Plaintiff asserts that defendant breached the covenant of good faith and fair dealing by discharging her from her employment for unlawful discriminatory reasons under the pretext of insubordination and performing inappropriate outside work on the defendant's time. (Compl. ¶ 42.) In essence, plaintiff's contract allegations echo her discrimination allegations. The court has found that a reasonable trier of fact could not conclude plaintiff's discharge was motivated by race, sex, or age. It also found plaintiff has not raised a genuine factual dispute of whether, taken together, the Department's asserted reasons for plaintiff's dismissal were a pretext for discrimination. Consequently, a reasonable juror could not conclude the Department breached its contractual duty of good faith to plaintiff.

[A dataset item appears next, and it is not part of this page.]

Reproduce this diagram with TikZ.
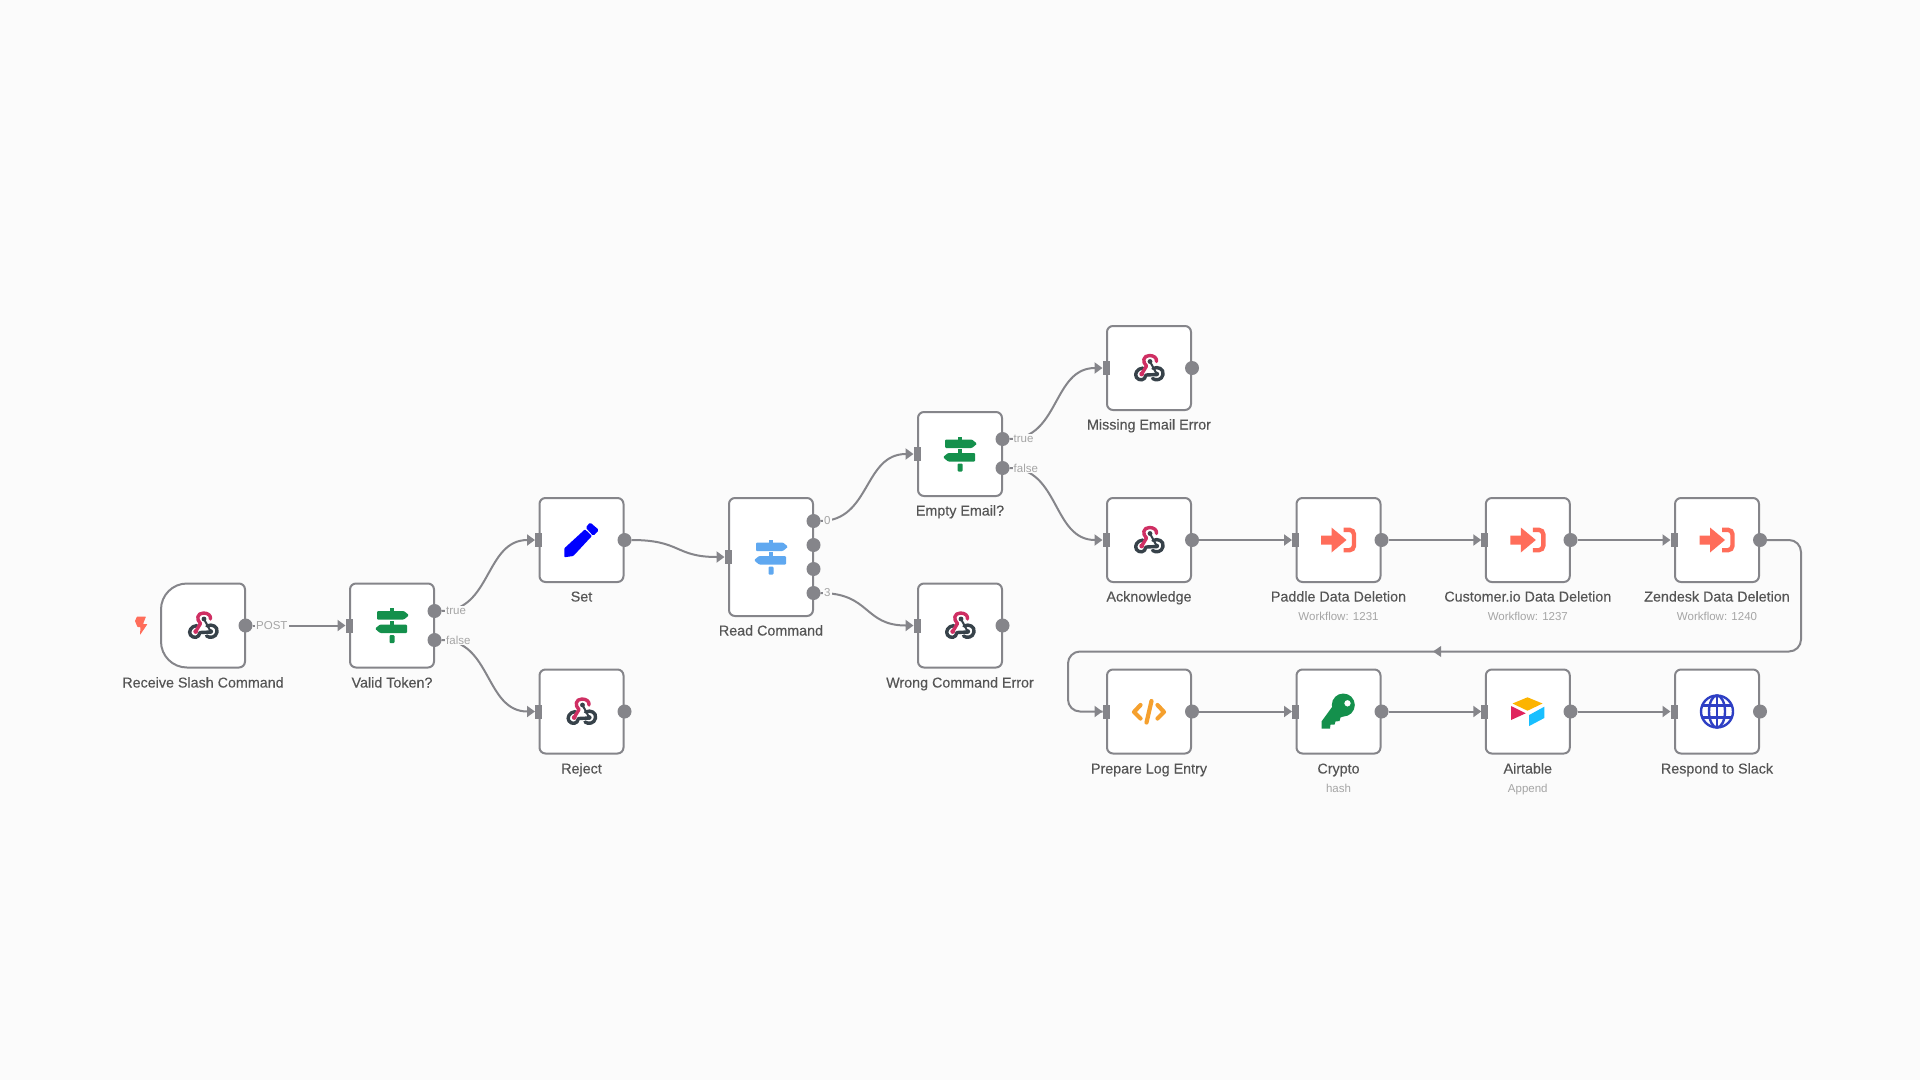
\documentclass[tikz,border=0pt]{standalone}
\usepackage{fontspec}
\setmainfont{Liberation Sans}
\newfontfamily\labfont[FakeBold=0.25]{Liberation Sans}
\usetikzlibrary{arrows.meta}
\definecolor{bgc}{HTML}{FBFBFB}
\definecolor{edgec}{HTML}{85858A}
\definecolor{labc}{HTML}{555555}
\definecolor{subc}{HTML}{A5A5A5}
\definecolor{greenc}{HTML}{14904C}
\definecolor{bluec}{HTML}{5FA8F0}
\definecolor{redc}{HTML}{FF6D5A}
\definecolor{orangec}{HTML}{F5A02E}
\definecolor{pinkc}{HTML}{CF2F63}
\definecolor{darkc}{HTML}{37424A}
\definecolor{globec}{HTML}{2E3FC4}
\definecolor{atyellow}{HTML}{FCB400}
\definecolor{atblue}{HTML}{18BFFF}
\definecolor{atred}{HTML}{E0245E}
\tikzset{
  x=1pt,y=-1pt,
  nodebox/.style={draw=edgec,line width=2pt,fill=white,rounded corners=6pt,minimum width=84pt,minimum height=84pt,inner sep=0pt,outer sep=0pt},
  tallbox/.style={nodebox,minimum height=118pt},
  outdot/.style={circle,fill=edgec,minimum size=14pt,inner sep=0pt,outer sep=0pt},
  inport/.style={rectangle,fill=edgec,minimum width=7pt,minimum height=14pt,inner sep=0pt,outer sep=0pt},
  wire/.style={draw=edgec,line width=2pt,-{Triangle[length=8pt,width=11pt]}},
  plainwire/.style={draw=edgec,line width=2pt},
  namelab/.style={text=labc,font=\labfont\fontsize{14.3}{16}\selectfont,inner sep=0pt,anchor=base},
  sublab/.style={text=subc,font=\fontsize{11.5}{13}\selectfont,inner sep=0pt,anchor=base},
  portlab/.style={text=subc,font=\fontsize{11.5}{13}\selectfont,fill=bgc,inner sep=1pt,anchor=west},
}
\newcommand{\hookicon}[1]{%
  \begin{scope}[shift={(#1)},line cap=round,line join=round]
    \draw[darkc,line width=3.4pt] (-6,0) .. controls (-12,0.5) and (-15,6) .. (-12.5,9.5) .. controls (-10,13) and (-4,13) .. (-3,7) -- (7.7,6.5);
    \draw[darkc,line width=3.4pt] (4,0.5) .. controls (9,-2) and (15,1) .. (14,6.5) .. controls (13,12) and (7,13) .. (3.5,10.5);
    \draw[darkc,line width=2pt] (1,-6.5) -- (7.7,6);
    \fill[darkc] (1,-6.5) circle (2.4pt);
    \fill[darkc] (7.7,6) circle (2.4pt);
    \draw[pinkc,line width=3.4pt] (-7.3,6) -- (-2.5,-2) .. controls (-7,-6) and (-6,-12.5) .. (0.5,-12.5) .. controls (5,-12.5) and (8,-10) .. (7.5,-6.5);
    \fill[pinkc] (-7.3,6) circle (2.4pt);
  \end{scope}}
\newcommand{\signicon}[2]{%
  \begin{scope}[shift={(#1)}]
    \fill[#2] (-2.2,-17.5) rectangle (2.2,-13);
    \fill[#2] (-2.2,-5) rectangle (2.2,0);
    \fill[#2,rounded corners=1pt] (-2.5,9.5) rectangle (2.5,17.5);
    \fill[#2,rounded corners=1pt] (-15,-14.5) -- (12,-14.5) -- (17,-10.3) -- (12,-6) -- (-15,-6) -- cycle;
    \fill[#2,rounded corners=1pt] (15,-1) -- (-12,-1) -- (-17,3.2) -- (-12,7.5) -- (15,7.5) -- cycle;
  \end{scope}}
\newcommand{\execicon}[1]{%
  \begin{scope}[shift={(#1)}]
    \fill[redc] (-17.5,-4.5) -- (-7,-4.5) -- (-7,-12.5) -- (8,0) -- (-7,12.5) -- (-7,4.5) -- (-17.5,4.5) -- cycle;
    \draw[redc,line width=4.4pt,rounded corners=4.5pt] (5,-10.2) -- (15.5,-10.2) -- (15.5,10.2) -- (5,10.2);
  \end{scope}}
\begin{document}
\begin{tikzpicture}
\useasboundingbox (0,0) rectangle (1920,1080);
\fill[bgc] (0,0) rectangle (1920,1080);

% boxes
\draw[draw=edgec,line width=2pt,fill=white] (187,583.5) .. controls (172.6,583.5) and (161,595.1) .. (161,609.5) -- (161,641.5) .. controls (161,655.9) and (172.6,667.5) .. (187,667.5) -- (239,667.5) .. controls (242.3,667.5) and (245,664.8) .. (245,661.5) -- (245,589.5) .. controls (245,586.2) and (242.3,583.5) .. (239,583.5) -- cycle;

\node[nodebox] (valid) at (392,625.5) {};
\node[nodebox] (setn) at (581.5,540) {};
\node[nodebox] (reject) at (581.5,711.5) {};
\node[tallbox] (read) at (771,557) {};
\node[nodebox] (empty) at (960,454) {};
\node[nodebox] (wrong) at (960,625.5) {};
\node[nodebox] (missing) at (1149,368) {};
\node[nodebox] (ack) at (1149,540) {};
\node[nodebox] (paddle) at (1338.5,540) {};
\node[nodebox] (custio) at (1527.8,540) {};
\node[nodebox] (zen) at (1717,540) {};
\node[nodebox] (prep) at (1149,711.5) {};
\node[nodebox] (crypto) at (1338.5,711.5) {};
\node[nodebox] (airt) at (1527.8,711.5) {};
\node[nodebox] (resp) at (1717,711.5) {};

% ports
\node[outdot] (o1) at (245.5,625.5) {};
\node[outdot] (o2t) at (434.5,611) {};
\node[outdot] (o2f) at (434.5,640) {};
\node[outdot] (o3) at (624.5,540) {};
\node[outdot] (o4) at (624.5,711.5) {};
\node[outdot] (o50) at (813.5,521) {};
\node[outdot] (o51) at (813.5,545) {};
\node[outdot] (o52) at (813.5,569) {};
\node[outdot] (o53) at (813.5,593) {};
\node[outdot] (o6t) at (1002.5,439) {};
\node[outdot] (o6f) at (1002.5,468) {};
\node[outdot] (o7) at (1002.5,625.5) {};
\node[outdot] (o8) at (1192,368) {};
\node[outdot] (o9) at (1192,540) {};
\node[outdot] (o10) at (1381.5,540) {};
\node[outdot] (o11) at (1570.5,540) {};
\node[outdot] (o12) at (1760,540) {};
\node[outdot] (o13) at (1192,711.5) {};
\node[outdot] (o14) at (1381.5,711.5) {};
\node[outdot] (o15) at (1570.5,711.5) {};
\node[outdot] (o16) at (1760,711.5) {};

\node[inport] (i2) at (349,625.5) {};
\node[inport] (i3) at (538.5,540) {};
\node[inport] (i4) at (538.5,711.5) {};
\node[inport] (i5) at (728,557) {};
\node[inport] (i6) at (917,454) {};
\node[inport] (i7) at (917,625.5) {};
\node[inport] (i8) at (1106,368) {};
\node[inport] (i9) at (1106,540) {};
\node[inport] (i10) at (1295.5,540) {};
\node[inport] (i11) at (1484.8,540) {};
\node[inport] (i12) at (1674,540) {};
\node[inport] (i13) at (1106,711.5) {};
\node[inport] (i14) at (1295.5,711.5) {};
\node[inport] (i15) at (1484.8,711.5) {};
\node[inport] (i16) at (1674,711.5) {};

% connectors
\draw[wire] (o1.east) -- (i2.west);
\draw[wire] (o2t.east) .. controls +(50,0) and +(-50,0) .. (i3.west);
\draw[wire] (o2f.east) .. controls +(50,0) and +(-50,0) .. (i4.west);
\draw[wire] (o3.east) .. controls +(50,0) and +(-50,0) .. (i5.west);
\draw[wire] (o50.east) .. controls +(50,0) and +(-50,0) .. (i6.west);
\draw[wire] (o53.east) .. controls +(50,0) and +(-50,0) .. (i7.west);
\draw[wire] (o6t.east) .. controls +(50,0) and +(-50,0) .. (i8.west);
\draw[wire] (o6f.east) .. controls +(50,0) and +(-50,0) .. (i9.west);
\draw[wire] (o9.east) -- (i10.west);
\draw[wire] (o10.east) -- (i11.west);
\draw[wire] (o11.east) -- (i12.west);
\draw[wire] (o13.east) -- (i14.west);
\draw[wire] (o14.east) -- (i15.west);
\draw[wire] (o15.east) -- (i16.west);
\coordinate (loopa) at (1801,540);
\coordinate (loopb) at (1801,651.5);
\coordinate (loopc) at (1068,651.5);
\coordinate (loopd) at (1068,711.5);
\coordinate (loopm) at (1433,651.5);
\draw[plainwire,rounded corners=12pt] (o12.east) -- (loopa) -- (loopb) -- (loopc) -- (loopd) -- (i13.west);
\draw[wire] (i13.west)++(-8,0) -- (i13.west);
\fill[edgec] (loopm) -- ++(8,-5.5) -- ++(0,11) -- cycle;

% port labels
\node[portlab] (lp) at (255,625.5) {POST};
\node[portlab] (l2t) at (445,610.5) {true};
\node[portlab] (l2f) at (445,640) {false};
\node[portlab] (l50) at (823,521) {0};
\node[portlab] (l53) at (823,593) {3};
\node[portlab] (l6t) at (1012.5,438.5) {true};
\node[portlab] (l6f) at (1012.5,468) {false};

% lightning
\fill[redc,rounded corners=0.6pt] (137,616.5) -- (146,616.5) -- (143,624) -- (147.5,624) -- (140,635) -- (140.5,627) -- (137.5,627) -- (135,621) -- cycle;

% icons
\hookicon{203,625.5}
\hookicon{581.5,711.5}
\hookicon{960,625.5}
\hookicon{1149,368}
\hookicon{1149,540}
\signicon{392,625.5}{greenc}
\signicon{960,454}{greenc}
\signicon{771,557}{bluec}
\execicon{1338.5,540}
\execicon{1527.8,540}
\execicon{1717,540}

% pen
\begin{scope}[shift={(581.5,540)}]
  \fill[blue,rounded corners=0.8pt] (-17.2,8.3) -- (3.5,-10.7) -- (10.4,-4) -- (-8.2,16) -- (-17.2,17.3) -- cycle;
  \fill[blue,rounded corners=1.5pt] (4.2,-12.3) -- (8.5,-17.7) -- (17.5,-10) -- (11.8,-4) -- cycle;
\end{scope}

% code
\begin{scope}[shift={(1149,711.5)},line width=4.2pt,line cap=round,line join=round]
  \draw[orangec] (-8.5,-6.5) -- (-15,0.5) -- (-8.5,7);
  \draw[orangec] (8.5,-6.5) -- (15,0.5) -- (8.5,7);
  \draw[orangec] (2.5,-10.5) -- (-2.5,11);
\end{scope}

% key
\begin{scope}[shift={(1338.5,711.5)}]
  \fill[greenc,even odd rule] (4.8,-6.5) circle (11.5pt) (9,-8.2) circle (3.3pt);
  \fill[greenc] (-1,-12) -- (12,2) -- (2,6) -- (1,9.5) -- (-3,10) -- (-4,13) -- (-8,13.2) -- (-8.5,17) -- (-17,17) -- (-17,10) -- cycle;
\end{scope}

% airtable
\begin{scope}[shift={(1527.5,711.5)}]
  \fill[atyellow] (0,-14.2) -- (15,-8) -- (0,-0.8) -- (-15,-8) -- cycle;
  \fill[atblue] (1.7,3.5) -- (16.8,-4.8) -- (16.8,6.5) -- (1.7,14.5) -- cycle;
  \fill[atred] (-16.5,-5.5) -- (-1.8,1.8) -- (-16.5,8.5) -- cycle;
\end{scope}

% globe
\begin{scope}[shift={(1717,711.5)},line width=2.4pt]
  \draw[globec] (0,0) circle (16pt);
  \draw[globec] (0,0) ellipse (8pt and 16pt);
  \draw[globec] (0,-16) -- (0,16);
  \draw[globec] (-14.8,-6) -- (14.8,-6);
  \draw[globec] (-14.8,6) -- (14.8,6);
\end{scope}

% names
\node[namelab] (t1) at (203,687.5) {Receive Slash Command};
\node[namelab] (t2) at (392,687.5) {Valid Token?};
\node[namelab] (t3) at (581.5,601.5) {Set};
\node[namelab] (t4) at (581.5,773.5) {Reject};
\node[namelab] (t5) at (771,635.5) {Read Command};
\node[namelab] (t6) at (960,515.5) {Empty Email?};
\node[namelab] (t7) at (960,687.5) {Wrong Command Error};
\node[namelab] (t8) at (1149,429.5) {Missing Email Error};
\node[namelab] (t9) at (1149,601.5) {Acknowledge};
\node[namelab] (t10) at (1338.5,601.5) {Paddle Data Deletion};
\node[namelab] (t11) at (1527.8,601.5) {Customer.io Data Deletion};
\node[namelab] (t12) at (1717,601.5) {Zendesk Data Deletion};
\node[namelab] (t13) at (1149,773.5) {Prepare Log Entry};
\node[namelab] (t14) at (1338.5,773.5) {Crypto};
\node[namelab] (t15) at (1527.8,773.5) {Airtable};
\node[namelab] (t16) at (1717,773.5) {Respond to Slack};
\node[sublab] (s10) at (1338.5,620) {Workflow: 1231};
\node[sublab] (s11) at (1527.8,620) {Workflow: 1237};
\node[sublab] (s12) at (1717,620) {Workflow: 1240};
\node[sublab] (s14) at (1338.5,792) {hash};
\node[sublab] (s15) at (1527.8,792) {Append};
\end{tikzpicture}
\end{document}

At oral argument, counsel for plaintiff informed the court that plaintiff was fired only a year before she would have been entitled to certain retirement benefits, and suggested that these suspicious circumstances support an inference of pretext. (It would seem to the court that, to the contrary, such circumstances suggest plaintiff was fired for some reason other than discrimination.) Plaintiff has never suggested anywhere- not in her complaint or her opposition to the motion for summary judgment or even at oral argument-that these allegedly suspicious circumstances support her claim for breach of the implied covenant of good faith and fair dealing. It is not for the court to construct an argument for plaintiff from her bare assertions, so the court will not address the merits of such an argument.[10]

IT IS THEREFORE ORDERED that defendant's motion for summary judgment be, and the same hereby is, GRANTED. The Clerk is directed to enter judgment in favor of the defendant and against the plaintiff in this action.